=== SOURCE DATA ===

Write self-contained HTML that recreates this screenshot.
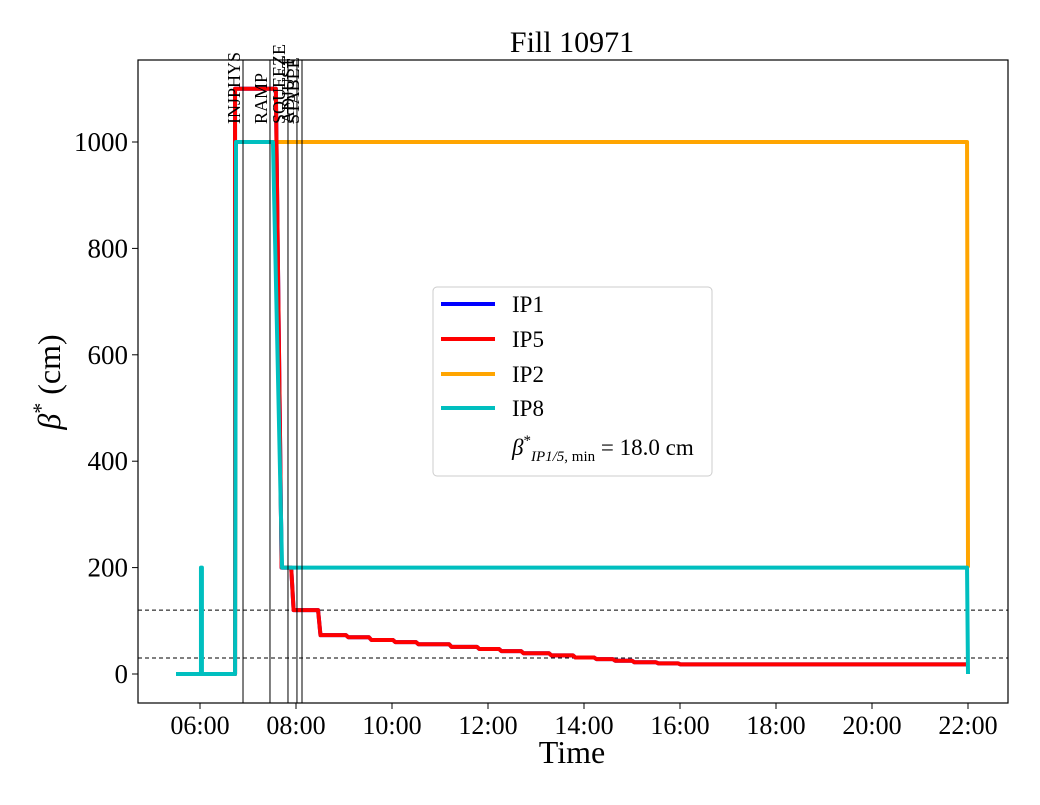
<!DOCTYPE html>
<html><head><meta charset="utf-8"><style>
body{margin:0;background:#fff;}
svg text{font-family:"Liberation Serif",serif;fill:#000;}
</style></head><body>
<svg id="chart" width="1040" height="800" xmlns="http://www.w3.org/2000/svg">
<rect width="1040" height="800" fill="#fff"/>
<text x="572" y="52" font-size="30" text-anchor="middle">Fill 10971</text>
<g id="plot"></g>
<rect x="138" y="60" width="870" height="643" fill="none" stroke="#000" stroke-width="1.2"/>
<g id="ticks"></g>
<text x="572" y="763" font-size="32" text-anchor="middle">Time</text>
<text transform="translate(60,382) rotate(-90)" font-size="32" text-anchor="middle"><tspan font-style="italic">β</tspan><tspan dy="-12" font-size="22">*</tspan><tspan dy="12"> (cm)</tspan></text>
<g>
<rect x="433" y="287" width="279" height="189" rx="4" fill="#fff" stroke="#ccc"/>
<line x1="441" y1="304" x2="495" y2="304" stroke="#0000ff" stroke-width="4"/>
<text x="512" y="312" font-size="23">IP1</text>
<line x1="441" y1="339" x2="495" y2="339" stroke="#ff0000" stroke-width="4"/>
<text x="512" y="347" font-size="23">IP5</text>
<line x1="441" y1="374" x2="495" y2="374" stroke="#ffa500" stroke-width="4"/>
<text x="512" y="382" font-size="23">IP2</text>
<line x1="441" y1="408" x2="495" y2="408" stroke="#00bfbf" stroke-width="4"/>
<text x="512" y="416" font-size="23">IP8</text>
<text x="512" y="455" font-size="23"><tspan font-style="italic">β</tspan><tspan dy="-10" font-size="15">*</tspan><tspan dy="16" font-size="15" font-style="italic">IP1/5</tspan><tspan font-size="15">, min</tspan><tspan dy="-6"> = 18.0 cm</tspan></text>
</g>
</svg>
<script>
const xTickLabels=["06:00","08:00","10:00","12:00","14:00","16:00","18:00","20:00","22:00"];
const xTickHours=[6,8,10,12,14,16,18,20,22];
const yTicks=[0,200,400,600,800,1000];
const phaseNames=["INJPHYS","RAMP","SQUEEZE","ADJUST","STABLE"];
const phaseHours=[6.896,7.458,7.833,8.02,8.125];
const refLines=[120,30];
const ip8T=[5.5,6.02,6.02,6.04,6.04,6.73,6.75,7.52,7.71,21.98,22.0];
const ip8V=[0,0,200,200,0,0,1000,1000,200,200,0];
const ip2T=[5.5,6.73,6.75,21.98,22.0];
const ip2V=[0,0,1000,1000,200];
// IP5 step function: value holds from each time until the next
const ip5T=[5.5,6.73,7.58,7.81,7.90,8.46,9.04,9.52,10.02,10.5,11.19,11.77,12.23,12.69,13.27,13.77,14.21,14.6,15.0,15.5,15.96,22.0];
const ip5V=[0,1100,200,200,120,73,69,64,60,56,51,47,43,39,35,31,28,25,22,20,18,18];
const NS="http://www.w3.org/2000/svg";
const xs=h=>200+(h-6)*48;
const ys=v=>674-v*0.532;
const plot=document.getElementById('plot'),ticks=document.getElementById('ticks');
function mk(tag,attrs,parent){const e=document.createElementNS(NS,tag);for(const k in attrs)e.setAttribute(k,attrs[k]);parent.appendChild(e);return e;}
refLines.forEach((v,i)=>{const l=mk('line',{x1:138,x2:1008,y1:ys(v),y2:ys(v),stroke:'#000','stroke-width':1,'stroke-dasharray':'4,3'},plot);

});
function linePath(T,V,color,w,name){let d='';T.forEach((t,i)=>{d+=(i?'L':'M')+xs(t)+','+ys(V[i]);});
const p=mk('path',{d:d,fill:'none',stroke:color,'stroke-width':w,'stroke-linejoin':'round'},plot);

}
function stepPath(T,V,color,w,name){let d='M'+xs(T[0])+','+ys(V[0]);
for(let i=1;i<T.length;i++){const slant=(V[i-1]-V[i])>500?0.12:0.05;d+='L'+xs(T[i])+','+ys(V[i-1])+'L'+(xs(T[i])+slant*48*(V[i]<V[i-1]?1:0))+','+ys(V[i]);}
const p=mk('path',{d:d,fill:'none',stroke:color,'stroke-width':w,'stroke-linejoin':'round'},plot);

}
linePath(ip2T,ip2V,'#ffa500',4,'series-ip2');
stepPath(ip5T,ip5V,'#0000ff',4,'series-ip1');
stepPath(ip5T,ip5V,'#ff0000',4,'series-ip5');
linePath(ip8T,ip8V,'#00bfbf',4,'series-ip8');
phaseHours.forEach((h,i)=>{const l=mk('line',{x1:xs(h),x2:xs(h),y1:60,y2:703,stroke:'#000','stroke-width':1},plot);


const t=mk('text',{transform:`translate(${xs(h)-3},124) rotate(-90)`,'font-size':18},plot);
t.textContent=phaseNames[i];

});
xTickHours.forEach((h,i)=>{mk('line',{x1:xs(h),x2:xs(h),y1:703,y2:709,stroke:'#000'},ticks);
const t=mk('text',{x:xs(h),y:734,'font-size':26,'text-anchor':'middle'},ticks);t.textContent=xTickLabels[i];

});
yTicks.forEach(v=>{mk('line',{x1:132,x2:138,y1:ys(v),y2:ys(v),stroke:'#000'},ticks);
const t=mk('text',{x:128,y:ys(v)+9,'font-size':27,'text-anchor':'end'},ticks);t.textContent=v;

});
</script>
</body></html>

=== WRITTEN INSTRUCTION ===
Every line above should be repeated exactly; pictures stay out of the copy.

=== SOLVED PROBLEM ===
Write self-contained HTML that recreates this screenshot.
<!DOCTYPE html>
<html><head><meta charset="utf-8"><style>
body{margin:0;background:#fff;}
svg text{font-family:"Liberation Serif",serif;fill:#000;}
</style></head><body>
<svg id="chart" width="1040" height="800" xmlns="http://www.w3.org/2000/svg">
<rect width="1040" height="800" fill="#fff"/>
<text x="572" y="52" font-size="30" text-anchor="middle">Fill 10971</text>
<g id="plot"></g>
<rect x="138" y="60" width="870" height="643" fill="none" stroke="#000" stroke-width="1.2"/>
<g id="ticks"></g>
<text x="572" y="763" font-size="32" text-anchor="middle">Time</text>
<text transform="translate(60,382) rotate(-90)" font-size="32" text-anchor="middle"><tspan font-style="italic">β</tspan><tspan dy="-12" font-size="22">*</tspan><tspan dy="12"> (cm)</tspan></text>
<g>
<rect x="433" y="287" width="279" height="189" rx="4" fill="#fff" stroke="#ccc"/>
<line x1="441" y1="304" x2="495" y2="304" stroke="#0000ff" stroke-width="4"/>
<text x="512" y="312" font-size="23">IP1</text>
<line x1="441" y1="339" x2="495" y2="339" stroke="#ff0000" stroke-width="4"/>
<text x="512" y="347" font-size="23">IP5</text>
<line x1="441" y1="374" x2="495" y2="374" stroke="#ffa500" stroke-width="4"/>
<text x="512" y="382" font-size="23">IP2</text>
<line x1="441" y1="408" x2="495" y2="408" stroke="#00bfbf" stroke-width="4"/>
<text x="512" y="416" font-size="23">IP8</text>
<text x="512" y="455" font-size="23"><tspan font-style="italic">β</tspan><tspan dy="-10" font-size="15">*</tspan><tspan dy="16" font-size="15" font-style="italic">IP1/5</tspan><tspan font-size="15">, min</tspan><tspan dy="-6"> = 18.0 cm</tspan></text>
</g>
</svg>
<script>
const xTickLabels=["06:00","08:00","10:00","12:00","14:00","16:00","18:00","20:00","22:00"];
const xTickHours=[6,8,10,12,14,16,18,20,22];
const yTicks=[0,200,400,600,800,1000];
const phaseNames=["INJPHYS","RAMP","SQUEEZE","ADJUST","STABLE"];
const phaseHours=[6.896,7.458,7.833,8.02,8.125];
const refLines=[120,30];
const ip8T=[5.5,6.02,6.02,6.04,6.04,6.73,6.75,7.52,7.71,21.98,22.0];
const ip8V=[0,0,200,200,0,0,1000,1000,200,200,0];
const ip2T=[5.5,6.73,6.75,21.98,22.0];
const ip2V=[0,0,1000,1000,200];
// IP5 step function: value holds from each time until the next
const ip5T=[5.5,6.73,7.58,7.81,7.90,8.46,9.04,9.52,10.02,10.5,11.19,11.77,12.23,12.69,13.27,13.77,14.21,14.6,15.0,15.5,15.96,22.0];
const ip5V=[0,1100,200,200,120,73,69,64,60,56,51,47,43,39,35,31,28,25,22,20,18,18];
const NS="http://www.w3.org/2000/svg";
const xs=h=>200+(h-6)*48;
const ys=v=>674-v*0.532;
const plot=document.getElementById('plot'),ticks=document.getElementById('ticks');
function mk(tag,attrs,parent){const e=document.createElementNS(NS,tag);for(const k in attrs)e.setAttribute(k,attrs[k]);parent.appendChild(e);return e;}
refLines.forEach((v,i)=>{const l=mk('line',{x1:138,x2:1008,y1:ys(v),y2:ys(v),stroke:'#000','stroke-width':1,'stroke-dasharray':'4,3'},plot);

});
function linePath(T,V,color,w,name){let d='';T.forEach((t,i)=>{d+=(i?'L':'M')+xs(t)+','+ys(V[i]);});
const p=mk('path',{d:d,fill:'none',stroke:color,'stroke-width':w,'stroke-linejoin':'round'},plot);

}
function stepPath(T,V,color,w,name){let d='M'+xs(T[0])+','+ys(V[0]);
for(let i=1;i<T.length;i++){const slant=(V[i-1]-V[i])>500?0.12:0.05;d+='L'+xs(T[i])+','+ys(V[i-1])+'L'+(xs(T[i])+slant*48*(V[i]<V[i-1]?1:0))+','+ys(V[i]);}
const p=mk('path',{d:d,fill:'none',stroke:color,'stroke-width':w,'stroke-linejoin':'round'},plot);

}
linePath(ip2T,ip2V,'#ffa500',4,'series-ip2');
stepPath(ip5T,ip5V,'#0000ff',4,'series-ip1');
stepPath(ip5T,ip5V,'#ff0000',4,'series-ip5');
linePath(ip8T,ip8V,'#00bfbf',4,'series-ip8');
phaseHours.forEach((h,i)=>{const l=mk('line',{x1:xs(h),x2:xs(h),y1:60,y2:703,stroke:'#000','stroke-width':1},plot);


const t=mk('text',{transform:`translate(${xs(h)-3},124) rotate(-90)`,'font-size':18},plot);
t.textContent=phaseNames[i];

});
xTickHours.forEach((h,i)=>{mk('line',{x1:xs(h),x2:xs(h),y1:703,y2:709,stroke:'#000'},ticks);
const t=mk('text',{x:xs(h),y:734,'font-size':26,'text-anchor':'middle'},ticks);t.textContent=xTickLabels[i];

});
yTicks.forEach(v=>{mk('line',{x1:132,x2:138,y1:ys(v),y2:ys(v),stroke:'#000'},ticks);
const t=mk('text',{x:128,y:ys(v)+9,'font-size':27,'text-anchor':'end'},ticks);t.textContent=v;

});
</script>
</body></html>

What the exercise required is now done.